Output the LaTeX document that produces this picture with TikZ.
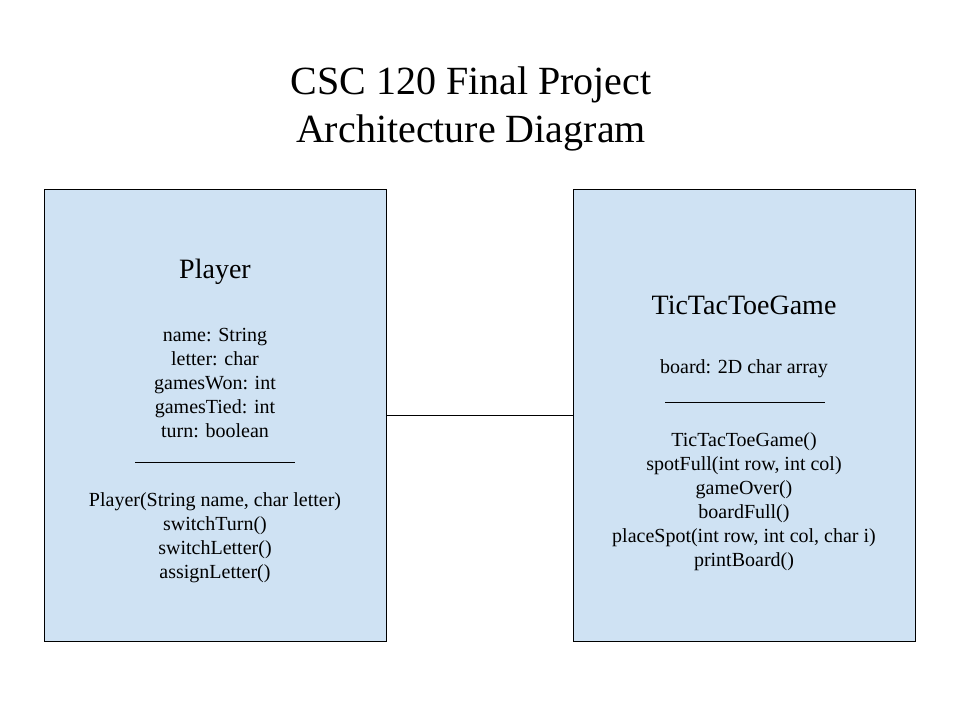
\documentclass[tikz,border=0pt]{standalone}
\usepackage{fontspec}
\setmainfont{Liberation Serif}
\usepackage{xcolor}
\definecolor{boxblue}{RGB}{207,226,243}

\begin{document}
\begin{tikzpicture}[x=0.75pt,y=-0.75pt,
  classbox/.style={draw=black, line width=0.75pt, fill=boxblue,
    minimum width=256.5pt, minimum height=338.25pt, inner sep=0pt},
  classname/.style={font=\fontsize{21}{25}\selectfont, inner sep=0pt},
  members/.style={font=\fontsize{15}{18}\selectfont, align=center, inner sep=0pt}]
\useasboundingbox (0,0) rectangle (960,720);
\node[font=\fontsize{30}{36}\selectfont, align=center, inner sep=0pt] (title) at (471,109) {CSC 120 Final Project\\Architecture Diagram};
% the two classes
\node[classbox] (player) at (215,415.5) {};
\node[classbox] (game) at (744,415.5) {};
\draw[line width=0.75pt] (player.east) -- (game.west);
% Player
\node[classname] (playername) at (215,272) {Player};
\node[members] (playerfields) at (215,383) {name: String\\letter: char\\gamesWon: int\\gamesTied: int\\turn: boolean};
\draw[line width=0.6pt] (135,462) -- (295,462);
\node[members] (playermethods) at (215,538) {Player(String name, char letter)\\switchTurn()\\switchLetter()\\assignLetter()};
% TicTacToeGame
\node[classname] (gamename) at (744,305) {TicTacToeGame};
\node[members] (gamefields) at (744,369) {board: 2D char array};
\draw[line width=0.6pt] (665,402) -- (825,402);
\node[members] (gamemethods) at (744,502) {TicTacToeGame()\\spotFull(int row, int col)\\gameOver()\\boardFull()\\placeSpot(int row, int col, char i)\\printBoard()};
\end{tikzpicture}
\end{document}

** To be done **
Copy out the data above exactly, except the pictures.

** Answer for this exercise **
Output the LaTeX document that produces this picture with TikZ.
\documentclass[tikz,border=0pt]{standalone}
\usepackage{fontspec}
\setmainfont{Liberation Serif}
\usepackage{xcolor}
\definecolor{boxblue}{RGB}{207,226,243}

\begin{document}
\begin{tikzpicture}[x=0.75pt,y=-0.75pt,
  classbox/.style={draw=black, line width=0.75pt, fill=boxblue,
    minimum width=256.5pt, minimum height=338.25pt, inner sep=0pt},
  classname/.style={font=\fontsize{21}{25}\selectfont, inner sep=0pt},
  members/.style={font=\fontsize{15}{18}\selectfont, align=center, inner sep=0pt}]
\useasboundingbox (0,0) rectangle (960,720);
\node[font=\fontsize{30}{36}\selectfont, align=center, inner sep=0pt] (title) at (471,109) {CSC 120 Final Project\\Architecture Diagram};
% the two classes
\node[classbox] (player) at (215,415.5) {};
\node[classbox] (game) at (744,415.5) {};
\draw[line width=0.75pt] (player.east) -- (game.west);
% Player
\node[classname] (playername) at (215,272) {Player};
\node[members] (playerfields) at (215,383) {name: String\\letter: char\\gamesWon: int\\gamesTied: int\\turn: boolean};
\draw[line width=0.6pt] (135,462) -- (295,462);
\node[members] (playermethods) at (215,538) {Player(String name, char letter)\\switchTurn()\\switchLetter()\\assignLetter()};
% TicTacToeGame
\node[classname] (gamename) at (744,305) {TicTacToeGame};
\node[members] (gamefields) at (744,369) {board: 2D char array};
\draw[line width=0.6pt] (665,402) -- (825,402);
\node[members] (gamemethods) at (744,502) {TicTacToeGame()\\spotFull(int row, int col)\\gameOver()\\boardFull()\\placeSpot(int row, int col, char i)\\printBoard()};
\end{tikzpicture}
\end{document}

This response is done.